Published Apr 4, 2013

Are We Making Progress?

By Teresa Opheim


“PFI gives me hope for the future.”

“Everything I know about farming I learned from PFI.”

“I would not be pursuing this farming dream without your help.”

When we hear statements like this, we know Practical Farmers is meaningful to people. But, over the years, are we helping farmers increase their economic security, become better environmental stewards, and build more vibrant communities?

Beginning late in 2012, we started an “evaluation” project to figure out how to measure our progress. Our first-rate “Evaluation Task Force” includes farmers Vic Madsen and Tim Landgraf, farmer and professor at Wartburg College Tammy Faux, and Cornelia Flora, a member and rural sociology professor at Iowa State University. PFI staffers Sean Skeehan and Drake Larson on the PFI staff are serving with me on the Task Force as well. In November we came together at the Iowa Arboretum with PFI staff to begin tackling our work.

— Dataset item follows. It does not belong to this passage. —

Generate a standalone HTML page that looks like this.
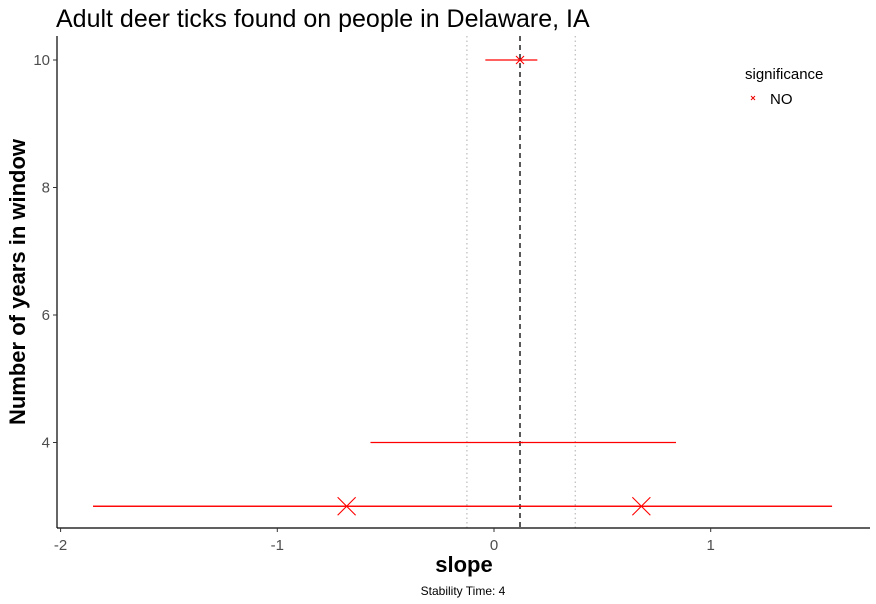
<!DOCTYPE html>
<html><head><meta charset="utf-8"><style>
html,body{margin:0;padding:0;background:#fff;}
svg{display:block;font-family:"Liberation Sans",Arial,sans-serif;}
</style></head><body>
<svg id="chart" width="876" height="604" xmlns="http://www.w3.org/2000/svg">
<text x="56" y="27" font-size="25" fill="#000">Adult deer ticks found on people in Delaware, IA</text>
<g id="grid"></g>
<g id="marks"></g>
<line x1="57" y1="36" x2="57" y2="528" stroke="#000" stroke-width="1.2"/>
<line x1="57" y1="528" x2="870" y2="528" stroke="#000" stroke-width="1.2"/>
<g id="ticks"></g>
<text x="464" y="572" font-size="22" font-weight="bold" text-anchor="middle">slope</text>
<text transform="translate(25,282) rotate(-90)" font-size="22" font-weight="bold" text-anchor="middle">Number of years in window</text>
<text x="463" y="595" font-size="12" text-anchor="middle">Stability Time: 4</text>
<g>
<text x="745" y="79" font-size="15">significance</text>
<g>
<path d="M751,96 l4,4 M755,96 l-4,4" stroke="#e00" stroke-width="1"/>
<text x="770" y="104" font-size="15">NO</text>
</g></g>
</svg>
<script>
const xTicks=[-2,-1,0,1];
const yTicks=[4,6,8,10];
const windowYears=[10,4,3,3];
const slopes=[0.12,0.13,-0.68,0.68];
const ciLow=[-0.04,-0.57,-1.85,-1.85];
const ciHigh=[0.2,0.84,1.56,1.56];
const markSizes=[4,0.5,9,9];
const refLine=[0.12];
const refBand=[-0.125,0.375];

const X=v=>494+v*216.7;
const Y=v=>60+(10-v)*63.75;
const NS="http://www.w3.org/2000/svg";
function mk(t,a,p){const e=document.createElementNS(NS,t);for(const k in a)e.setAttribute(k,a[k]);p.appendChild(e);return e;}
const grid=document.getElementById('grid'),marks=document.getElementById('marks'),ticks=document.getElementById('ticks');
refBand.forEach(v=>{
 const l=mk('line',{x1:X(v),x2:X(v),y1:36,y2:528,stroke:'#bbb','stroke-width':1.2,'stroke-dasharray':'1.5,3'},grid);
 
 
});
refLine.forEach(v=>{
 const l=mk('line',{x1:X(v),x2:X(v),y1:36,y2:528,stroke:'#000','stroke-width':1.3,'stroke-dasharray':'5,4'},grid);
 
 
});
windowYears.forEach((y,i)=>{
 const l=mk('line',{x1:X(ciLow[i]),x2:X(ciHigh[i]),y1:Y(y),y2:Y(y),stroke:'#f00','stroke-width':1.3},marks);
 
 
 const s=markSizes[i],cx=X(slopes[i]),cy=Y(y);
 const p=mk('path',{d:`M${cx-s},${cy-s}L${cx+s},${cy+s}M${cx+s},${cy-s}L${cx-s},${cy+s}`,stroke:'#f00','stroke-width':1.1},marks);
 
 
});
xTicks.forEach(v=>{
 const l=mk('line',{x1:X(v),x2:X(v),y1:528,y2:532,stroke:'#333'},ticks);
 
 
 const t=mk('text',{x:X(v),y:550,'font-size':15,'text-anchor':'middle',fill:'#4d4d4d'},ticks);
 t.textContent=v;
 
 
});
yTicks.forEach(v=>{
 const l=mk('line',{x1:53,x2:57,y1:Y(v),y2:Y(v),stroke:'#333'},ticks);
 
 
 const t=mk('text',{x:50,y:Y(v)+5,'font-size':15,'text-anchor':'end',fill:'#4d4d4d'},ticks);
 t.textContent=v;
 
 
});
</script>
</body></html>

We’ve found it harder than you might think to decide on what to measure and how to measure it. Through follow-up calls with the Task Force, we now have decided on the questions we will ask, including:

• Are more PFI members through the years achieving their desired percentage of household income through farming?
• Are PFI farmers decreasing their use of herbicides, pesticides and fungicides?
• Are they increasing their use of cover crops?
• Are they investing more in on-farm conservation?
• Has being a member of Practical Farmers resulted in social and business relationships? An increased sense of community?

Now we are honing in on the right way to ask these questions and others on our next member survey. We are spending a lot of time and resources on this, because we want to make sure our programming is as efficient and effective as possible.

But, in the end, statements like this from Vic Madsen keep me, personally, working for Practical Farmers:

“PFI improves people’s farms and lives.”